My grandmother has been guided by many things throughout her ninety-five years of life; her love of family, never saying no to a glass of brandy or a dessert menu at lunch, not letting the truth get in the way of a good story. But perhaps nothing has guided her more than her faith. A devout Catholic, Nana believes in starting each day with a grateful heart and a word from the Lord. She believes in confessing your sins “and then getting on with it”. And she believes she’s going to heaven when she dies. It’s still being debated whether my Pop – who died ten years ago – will be there waiting for her as he was, by and large, an Atheist.
The weird thing is, I don’t have any memories of Nana reading the Bible to my sisters and I. Not a single Biblical verse. Not once did Nana get out her rosary beads in front of us and I don’t know whether it was Pop’s influence or just that she thought our generation was a lost cause, but I’m fairly confident she’s never invited any of her ten grandchildren to accompany her to Sunday Mass.
Instead, the phrase our grandmother has seared in our minds, the eight words she has repeated to us over and over throughout our lives is: “The cream will always rise to the top.” In my twenty-eight years she must have said it at least fifty times. The cream will always rise to the top.
She’s been slipping it into any conversation she could for as long as I can remember. She’s used it as praise for a grandchild’s hard fought achievement or long overdue promotion. She’s used it as encouragement for one of her adult children going through a marriage breakdown or struggling financially. She’s used it as an affirmation when she see’s a nurse or teacher being publicly acknowledged on the news. And she uses it when someone gets what they deserve; good or bad. It’s not so much a comment on Karma (Nana doesn’t believe in Karma, she believes in the Holy Spirit), but rather her belief that a good person or deed cannot go unnoticed for long, just as cream poured in coffee or tea eventually rises.
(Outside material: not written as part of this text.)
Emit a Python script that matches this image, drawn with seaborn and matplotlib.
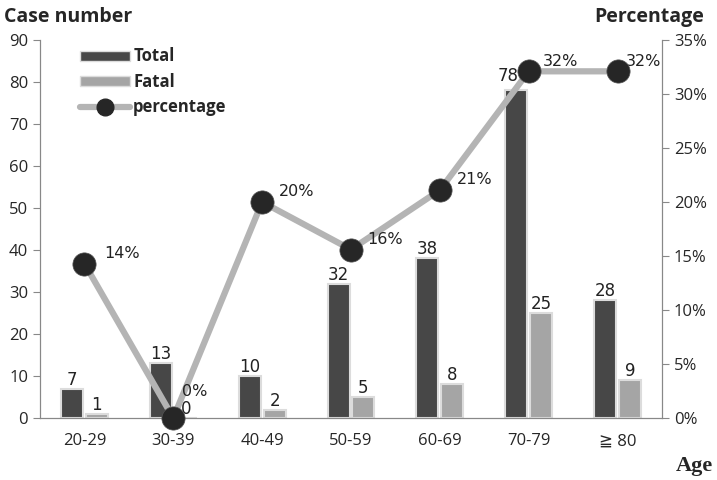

In adulthood, I’ve seen how Nana’s philosophy has challenged her (as well as served as an explanation for why she showed so much grace towards people that frankly I don’t think deserved it). And, as a result, her philosophy now challenges me: To not act out of anger or spite. To be good and to do good by others. To do hard things and remain hopeful in the process. And if the “hopeful” part feels too hard, then just do as the poet Maggie Smith says, “Wear hope like a garment you’ll grow into.” Put it on today and commit to putting it back on tomorrow. Even if it doesn’t fit yet, trust that it will in time.
Trust that the cream will eventually rise.